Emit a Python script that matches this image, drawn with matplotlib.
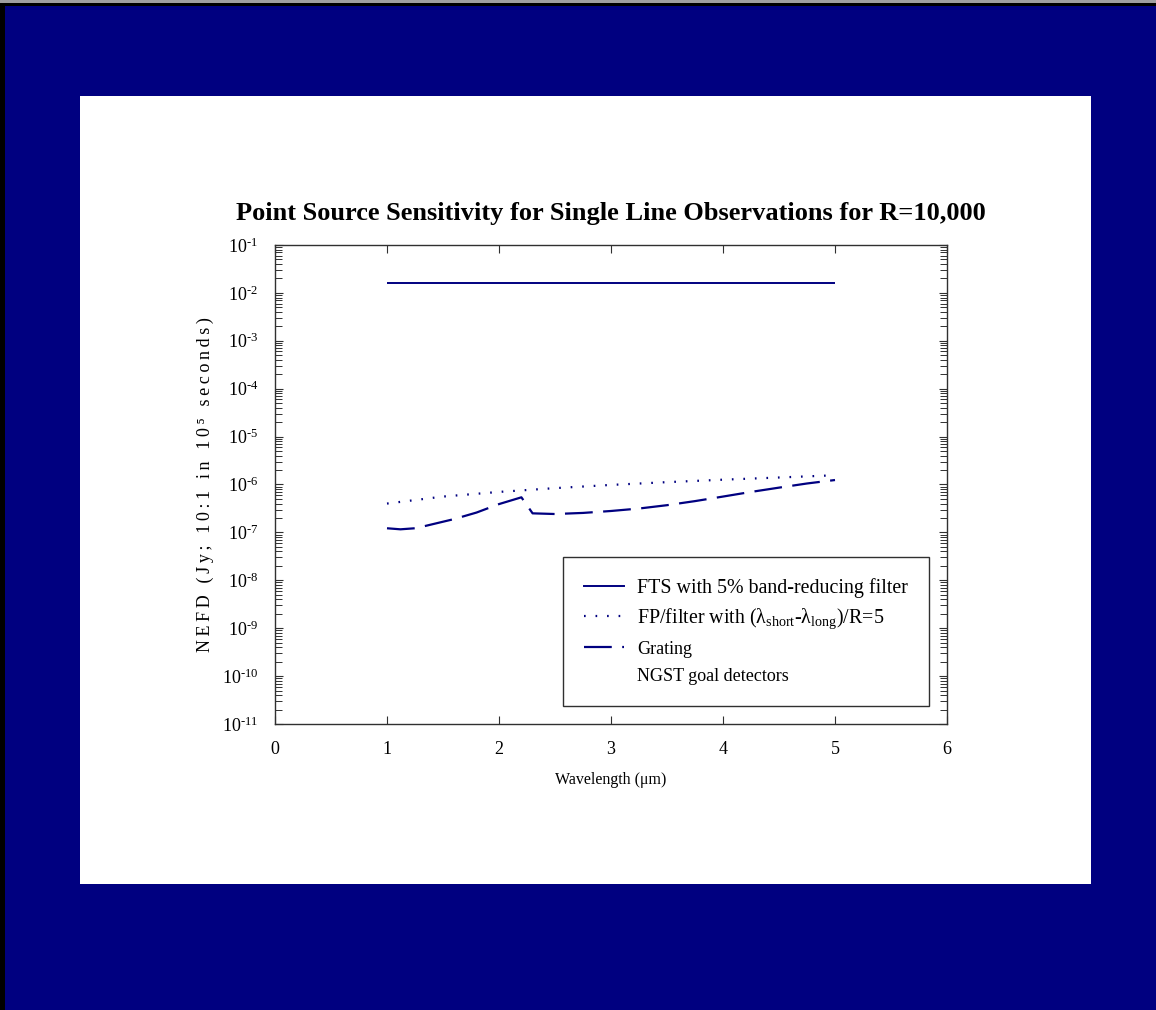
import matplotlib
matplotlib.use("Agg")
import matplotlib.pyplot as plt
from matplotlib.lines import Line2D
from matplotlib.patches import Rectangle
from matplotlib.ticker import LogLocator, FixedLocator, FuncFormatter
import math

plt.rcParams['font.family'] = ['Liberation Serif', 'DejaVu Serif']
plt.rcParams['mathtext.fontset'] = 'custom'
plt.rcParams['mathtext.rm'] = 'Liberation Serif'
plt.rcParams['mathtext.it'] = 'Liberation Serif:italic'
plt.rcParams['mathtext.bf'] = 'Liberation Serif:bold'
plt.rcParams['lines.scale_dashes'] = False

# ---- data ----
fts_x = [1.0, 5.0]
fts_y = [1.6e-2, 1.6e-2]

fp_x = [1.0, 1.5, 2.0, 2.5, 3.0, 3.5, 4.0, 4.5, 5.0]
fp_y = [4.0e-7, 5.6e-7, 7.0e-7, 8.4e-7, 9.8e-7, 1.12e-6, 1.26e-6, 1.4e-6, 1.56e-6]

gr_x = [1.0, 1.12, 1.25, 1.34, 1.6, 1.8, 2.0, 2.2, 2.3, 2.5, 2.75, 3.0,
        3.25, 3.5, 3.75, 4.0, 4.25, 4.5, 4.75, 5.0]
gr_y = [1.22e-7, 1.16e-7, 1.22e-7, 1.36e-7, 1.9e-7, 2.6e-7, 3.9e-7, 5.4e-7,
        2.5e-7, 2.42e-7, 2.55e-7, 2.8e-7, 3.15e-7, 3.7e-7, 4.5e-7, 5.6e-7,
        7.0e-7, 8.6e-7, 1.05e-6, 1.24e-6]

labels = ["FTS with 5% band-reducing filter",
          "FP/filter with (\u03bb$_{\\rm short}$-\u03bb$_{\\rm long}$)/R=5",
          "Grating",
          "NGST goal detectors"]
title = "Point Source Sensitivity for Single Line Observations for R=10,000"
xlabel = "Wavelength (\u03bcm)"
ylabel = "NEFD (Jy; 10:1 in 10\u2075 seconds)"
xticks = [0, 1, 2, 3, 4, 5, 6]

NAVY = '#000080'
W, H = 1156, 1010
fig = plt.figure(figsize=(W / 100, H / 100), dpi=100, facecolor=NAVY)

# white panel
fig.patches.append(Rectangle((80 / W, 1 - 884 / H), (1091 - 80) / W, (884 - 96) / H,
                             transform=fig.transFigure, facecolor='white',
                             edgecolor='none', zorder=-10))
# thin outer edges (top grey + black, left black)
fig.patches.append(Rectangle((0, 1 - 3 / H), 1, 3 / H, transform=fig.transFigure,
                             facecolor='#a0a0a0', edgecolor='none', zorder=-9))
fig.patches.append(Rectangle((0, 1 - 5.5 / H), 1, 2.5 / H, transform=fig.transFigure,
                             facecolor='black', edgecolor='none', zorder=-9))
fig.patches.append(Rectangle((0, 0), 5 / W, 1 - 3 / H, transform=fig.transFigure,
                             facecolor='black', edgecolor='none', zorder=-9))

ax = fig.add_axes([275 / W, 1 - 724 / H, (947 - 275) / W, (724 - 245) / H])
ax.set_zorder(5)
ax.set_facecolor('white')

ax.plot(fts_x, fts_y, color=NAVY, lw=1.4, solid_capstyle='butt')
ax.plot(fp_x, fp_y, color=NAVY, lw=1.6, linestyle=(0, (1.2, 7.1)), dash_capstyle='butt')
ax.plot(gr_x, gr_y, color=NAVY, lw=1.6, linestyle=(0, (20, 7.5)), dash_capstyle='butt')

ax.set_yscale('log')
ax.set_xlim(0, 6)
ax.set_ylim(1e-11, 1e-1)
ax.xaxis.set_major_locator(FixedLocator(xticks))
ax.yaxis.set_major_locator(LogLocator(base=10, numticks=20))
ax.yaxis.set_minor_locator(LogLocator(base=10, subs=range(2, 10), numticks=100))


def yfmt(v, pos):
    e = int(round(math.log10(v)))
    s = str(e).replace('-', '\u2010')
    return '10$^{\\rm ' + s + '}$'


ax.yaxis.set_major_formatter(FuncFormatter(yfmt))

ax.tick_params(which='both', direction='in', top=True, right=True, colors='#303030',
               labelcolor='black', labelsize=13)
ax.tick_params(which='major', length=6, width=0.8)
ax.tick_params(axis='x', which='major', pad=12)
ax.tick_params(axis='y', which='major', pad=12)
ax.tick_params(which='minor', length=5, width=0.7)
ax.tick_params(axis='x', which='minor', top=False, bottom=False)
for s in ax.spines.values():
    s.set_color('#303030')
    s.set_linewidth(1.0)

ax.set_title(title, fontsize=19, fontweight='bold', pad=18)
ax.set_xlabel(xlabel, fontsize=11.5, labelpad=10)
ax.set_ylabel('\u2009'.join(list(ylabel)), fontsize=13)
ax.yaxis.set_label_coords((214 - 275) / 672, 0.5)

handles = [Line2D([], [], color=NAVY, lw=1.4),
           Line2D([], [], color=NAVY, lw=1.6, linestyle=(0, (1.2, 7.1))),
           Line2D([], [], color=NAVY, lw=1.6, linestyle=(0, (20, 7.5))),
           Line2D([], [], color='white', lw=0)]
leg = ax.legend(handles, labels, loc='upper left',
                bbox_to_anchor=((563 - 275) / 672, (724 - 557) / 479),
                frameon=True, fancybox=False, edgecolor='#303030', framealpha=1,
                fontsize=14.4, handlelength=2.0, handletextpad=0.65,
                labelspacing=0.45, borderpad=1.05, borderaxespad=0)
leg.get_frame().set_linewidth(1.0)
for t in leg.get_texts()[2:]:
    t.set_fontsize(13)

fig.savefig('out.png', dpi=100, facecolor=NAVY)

TASK
Quote the data above in full, leaving out the pictures it holds.

SOLUTION TO THE PROBLEM
Emit a Python script that matches this image, drawn with matplotlib.
import matplotlib
matplotlib.use("Agg")
import matplotlib.pyplot as plt
from matplotlib.lines import Line2D
from matplotlib.patches import Rectangle
from matplotlib.ticker import LogLocator, FixedLocator, FuncFormatter
import math

plt.rcParams['font.family'] = ['Liberation Serif', 'DejaVu Serif']
plt.rcParams['mathtext.fontset'] = 'custom'
plt.rcParams['mathtext.rm'] = 'Liberation Serif'
plt.rcParams['mathtext.it'] = 'Liberation Serif:italic'
plt.rcParams['mathtext.bf'] = 'Liberation Serif:bold'
plt.rcParams['lines.scale_dashes'] = False

# ---- data ----
fts_x = [1.0, 5.0]
fts_y = [1.6e-2, 1.6e-2]

fp_x = [1.0, 1.5, 2.0, 2.5, 3.0, 3.5, 4.0, 4.5, 5.0]
fp_y = [4.0e-7, 5.6e-7, 7.0e-7, 8.4e-7, 9.8e-7, 1.12e-6, 1.26e-6, 1.4e-6, 1.56e-6]

gr_x = [1.0, 1.12, 1.25, 1.34, 1.6, 1.8, 2.0, 2.2, 2.3, 2.5, 2.75, 3.0,
        3.25, 3.5, 3.75, 4.0, 4.25, 4.5, 4.75, 5.0]
gr_y = [1.22e-7, 1.16e-7, 1.22e-7, 1.36e-7, 1.9e-7, 2.6e-7, 3.9e-7, 5.4e-7,
        2.5e-7, 2.42e-7, 2.55e-7, 2.8e-7, 3.15e-7, 3.7e-7, 4.5e-7, 5.6e-7,
        7.0e-7, 8.6e-7, 1.05e-6, 1.24e-6]

labels = ["FTS with 5% band-reducing filter",
          "FP/filter with (\u03bb$_{\\rm short}$-\u03bb$_{\\rm long}$)/R=5",
          "Grating",
          "NGST goal detectors"]
title = "Point Source Sensitivity for Single Line Observations for R=10,000"
xlabel = "Wavelength (\u03bcm)"
ylabel = "NEFD (Jy; 10:1 in 10\u2075 seconds)"
xticks = [0, 1, 2, 3, 4, 5, 6]

NAVY = '#000080'
W, H = 1156, 1010
fig = plt.figure(figsize=(W / 100, H / 100), dpi=100, facecolor=NAVY)

# white panel
fig.patches.append(Rectangle((80 / W, 1 - 884 / H), (1091 - 80) / W, (884 - 96) / H,
                             transform=fig.transFigure, facecolor='white',
                             edgecolor='none', zorder=-10))
# thin outer edges (top grey + black, left black)
fig.patches.append(Rectangle((0, 1 - 3 / H), 1, 3 / H, transform=fig.transFigure,
                             facecolor='#a0a0a0', edgecolor='none', zorder=-9))
fig.patches.append(Rectangle((0, 1 - 5.5 / H), 1, 2.5 / H, transform=fig.transFigure,
                             facecolor='black', edgecolor='none', zorder=-9))
fig.patches.append(Rectangle((0, 0), 5 / W, 1 - 3 / H, transform=fig.transFigure,
                             facecolor='black', edgecolor='none', zorder=-9))

ax = fig.add_axes([275 / W, 1 - 724 / H, (947 - 275) / W, (724 - 245) / H])
ax.set_zorder(5)
ax.set_facecolor('white')

ax.plot(fts_x, fts_y, color=NAVY, lw=1.4, solid_capstyle='butt')
ax.plot(fp_x, fp_y, color=NAVY, lw=1.6, linestyle=(0, (1.2, 7.1)), dash_capstyle='butt')
ax.plot(gr_x, gr_y, color=NAVY, lw=1.6, linestyle=(0, (20, 7.5)), dash_capstyle='butt')

ax.set_yscale('log')
ax.set_xlim(0, 6)
ax.set_ylim(1e-11, 1e-1)
ax.xaxis.set_major_locator(FixedLocator(xticks))
ax.yaxis.set_major_locator(LogLocator(base=10, numticks=20))
ax.yaxis.set_minor_locator(LogLocator(base=10, subs=range(2, 10), numticks=100))


def yfmt(v, pos):
    e = int(round(math.log10(v)))
    s = str(e).replace('-', '\u2010')
    return '10$^{\\rm ' + s + '}$'


ax.yaxis.set_major_formatter(FuncFormatter(yfmt))

ax.tick_params(which='both', direction='in', top=True, right=True, colors='#303030',
               labelcolor='black', labelsize=13)
ax.tick_params(which='major', length=6, width=0.8)
ax.tick_params(axis='x', which='major', pad=12)
ax.tick_params(axis='y', which='major', pad=12)
ax.tick_params(which='minor', length=5, width=0.7)
ax.tick_params(axis='x', which='minor', top=False, bottom=False)
for s in ax.spines.values():
    s.set_color('#303030')
    s.set_linewidth(1.0)

ax.set_title(title, fontsize=19, fontweight='bold', pad=18)
ax.set_xlabel(xlabel, fontsize=11.5, labelpad=10)
ax.set_ylabel('\u2009'.join(list(ylabel)), fontsize=13)
ax.yaxis.set_label_coords((214 - 275) / 672, 0.5)

handles = [Line2D([], [], color=NAVY, lw=1.4),
           Line2D([], [], color=NAVY, lw=1.6, linestyle=(0, (1.2, 7.1))),
           Line2D([], [], color=NAVY, lw=1.6, linestyle=(0, (20, 7.5))),
           Line2D([], [], color='white', lw=0)]
leg = ax.legend(handles, labels, loc='upper left',
                bbox_to_anchor=((563 - 275) / 672, (724 - 557) / 479),
                frameon=True, fancybox=False, edgecolor='#303030', framealpha=1,
                fontsize=14.4, handlelength=2.0, handletextpad=0.65,
                labelspacing=0.45, borderpad=1.05, borderaxespad=0)
leg.get_frame().set_linewidth(1.0)
for t in leg.get_texts()[2:]:
    t.set_fontsize(13)

fig.savefig('out.png', dpi=100, facecolor=NAVY)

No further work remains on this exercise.